Ma cosa ha portato Giuseppe Impastato nel mirino di Cosa Nostra? Peppino nasce in una famiglia mafiosa di Cinisi, frequenta il Liceo classico di Partinico e fin da ragazzo cerca di opporsi alla realtà corrotta nella quale vive. Durante gli anni del liceo, si avvicina alla politica aderendo al Psiup (Partito socialista di unità proletaria) e fonda il giornale L’idea socialista, sequestrato dopo poche pubblicazioni. È soltanto un ragazzo quando rompe con il padre andandosene di casa e da allora la sua posizione di denuncia contro la mafia diviene sempre più netta. Nel 1976 fonda l’associazione Musica e cultura, che diviene presto un punto di riferimento per i giovani di Cinisi. Le idee rivoluzionarie di Peppino diventano sempre più fastidiose, soprattutto quando si diffondono sulle frequenze di Radio Aut, da lui fondata nel 1977. Si tratta di una radio libera autofinanziata, come ce ne sono tante negli anni Settanta. Però Radio Aut non si limita a trasmettere musica e trattare tematiche sociali: diventa uno strumento per denunciare i traffici illegali e i crimini commessi dalle associazioni mafiose locali. In particolare, le accuse e la satira si rivolgono al potente capomafia Gaetano Badalamenti. Ma denunciare la mafia alla radio non è abbastanza per Peppino, che nel 1978 si candida alle elezioni comunali di Cinisi nella lista di Democrazia proletaria. Non arriverà al giorno delle elezioni: Cosa Nostra decide che Peppino non è candidabile.

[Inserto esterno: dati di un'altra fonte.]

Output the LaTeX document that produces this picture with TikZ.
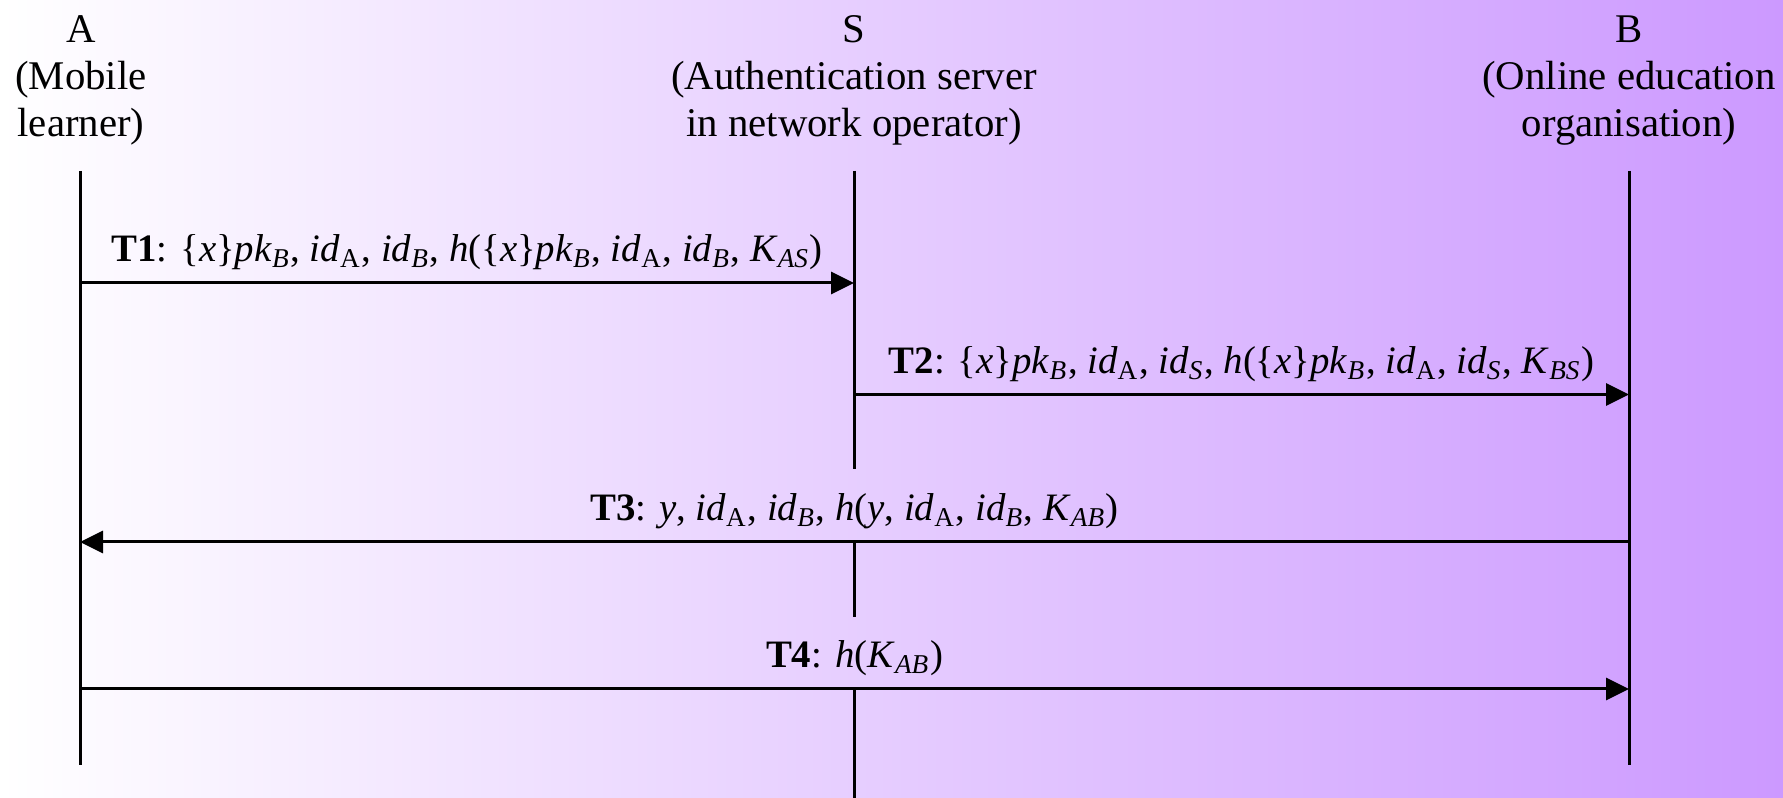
\documentclass[tikz,border=0pt]{standalone}
\usepackage{fontspec}
\setmainfont{Liberation Serif}
\usetikzlibrary{arrows.meta}

\definecolor{bgleft}{RGB}{255,255,255}
\definecolor{bgright}{RGB}{204,153,255}

% italic and upright subscripts
\newcommand{\sbi}[1]{\textsubscript{\textit{#1}}}
\newcommand{\sbu}[1]{\textsubscript{#1}}

\begin{document}
\begin{tikzpicture}[every node/.style={font=\fontsize{11.6}{13.4}\selectfont, inner sep=0pt},
    party/.style={align=center, anchor=north},
    msg/.style={midway, anchor=base, yshift=2.1mm, font=\fontsize{11.05}{13}\selectfont},
    lifeline/.style={line width=0.3mm},
    call/.style={line width=0.3mm, -{Triangle[length=2.3mm,width=2.2mm]}}]
  \shade[left color=bgleft, right color=bgright] (0,0) rectangle (17.83,7.98);
  \useasboundingbox (0,0) rectangle (17.83,7.98);

  \node[party] (A) at (0.81,7.83) {A\\(Mobile\\learner)};
  \node[party] (S) at (8.54,7.83) {S\\(Authentication server\\in network operator)};
  \node[party] (B) at (16.29,7.83) {B\\(Online education\\organisation)};

  \coordinate (atop) at (0.80,6.27);  \coordinate (abot) at (0.80,0.33);
  \coordinate (btop) at (16.29,6.27); \coordinate (bbot) at (16.29,0.33);
  \coordinate (stop) at (8.54,6.27);  \coordinate (sbot) at (8.54,0);

  \coordinate (a1) at (0.80,5.15);  \coordinate (s1) at (8.54,5.15);
  \coordinate (s2) at (8.54,4.035); \coordinate (b2) at (16.29,4.035);
  \coordinate (b3) at (16.29,2.56); \coordinate (a3) at (0.80,2.56);
  \coordinate (a4) at (0.80,1.09);  \coordinate (b4) at (16.29,1.09);
  \coordinate (s3) at (8.54,3.29);  \coordinate (s4) at (8.54,2.56);
  \coordinate (s5) at (8.54,1.81);  \coordinate (s6) at (8.54,1.09);

  \draw[lifeline] (atop) -- (abot);
  \draw[lifeline] (btop) -- (bbot);
  \draw[lifeline] (stop) -- (s3);
  \draw[lifeline] (s4) -- (s5);
  \draw[lifeline] (s6) -- (sbot);

  \draw[call] (a1) -- node[msg] (t1) {\textbf{T1}: \{\textit{x}\}\textit{pk}\sbi{B}, \textit{id}\sbu{A}, \textit{id}\sbi{B}, \textit{h}(\{\textit{x}\}\textit{pk}\sbi{B}, \textit{id}\sbu{A}, \textit{id}\sbi{B}, \textit{K}\sbi{AS})} (s1);
  \draw[call] (s2) -- node[msg] (t2) {\textbf{T2}: \{\textit{x}\}\textit{pk}\sbi{B}, \textit{id}\sbu{A}, \textit{id}\sbi{S}, \textit{h}(\{\textit{x}\}\textit{pk}\sbi{B}, \textit{id}\sbu{A}, \textit{id}\sbi{S}, \textit{K}\sbi{BS})} (b2);
  \draw[call] (b3) -- node[msg] (t3) {\textbf{T3}: \textit{y}, \textit{id}\sbu{A}, \textit{id}\sbi{B}, \textit{h}(\textit{y}, \textit{id}\sbu{A}, \textit{id}\sbi{B}, \textit{K}\sbi{AB})} (a3);
  \draw[call] (a4) -- node[msg] (t4) {\textbf{T4}: \textit{h}(\textit{K}\sbi{AB})} (b4);
\end{tikzpicture}
\end{document}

Un anno dopo l’assassinio di Giuseppe Impastato, il 9 maggio 1979, viene organizzata la prima manifestazione contro la mafia in Italia. Già allora, questa manifestazione denuncia la crescente penetrazione della mafia al Nord e la sua azione su tutto il territorio nazionale. Una previsione che si è rivelata quanto mai azzeccata. Oggi, a 37 anni dalla morte di Peppino, il progetto di Radio Aut è mandato avanti da Radio 100 passi, che trasmette dalla casa confiscata a Gaetano Badalamenti. Il casolare dove viene ucciso Peppino è un altro simbolo di questa tragica vicenda. Lì, la famiglia ha ritrovato tracce di sangue che hanno costituito un elemento fondamentale per la comprensione della reale dinamica dei fatti e una prova schiacciante per la denuncia del tentativo di depistaggio da parte dei carabinieri.
Eppure, oggi quel casolare è chiuso al pubblico, ridotto a una discarica e in pericolo di crollo. Nel 2014, la Giunta regionale l’aveva definito “bene di interesse pubblico” e, con questa dichiarazione, era arrivato il decreto di esproprio. Ma tutto questo non ha portato ad alcun risultato. Il proprietario del casolare, al quale non importa ricordare Peppino e la sua lotta contro la mafia, ha chiuso lo stabile al pubblico e nessuna svolta sembra possibile. «Vedere quel casolare è un’emozione forte, fortissima» dichiara il fratello Giovanni Impastato ai microfoni di Radio Uno, «i giovani si legano a quella storia perché vivono quell’emozione». Privare i visitatori della possibilità di visitare il luogo dove Peppino è stato ucciso significa privarli di un passo fondamentale nel percorso della memoria. La battaglia dei famigliari di Peppino e della Rete 100 passi costituita in suo onore continua, con la stessa determinazione che li ha guidati durante i numerosi processi.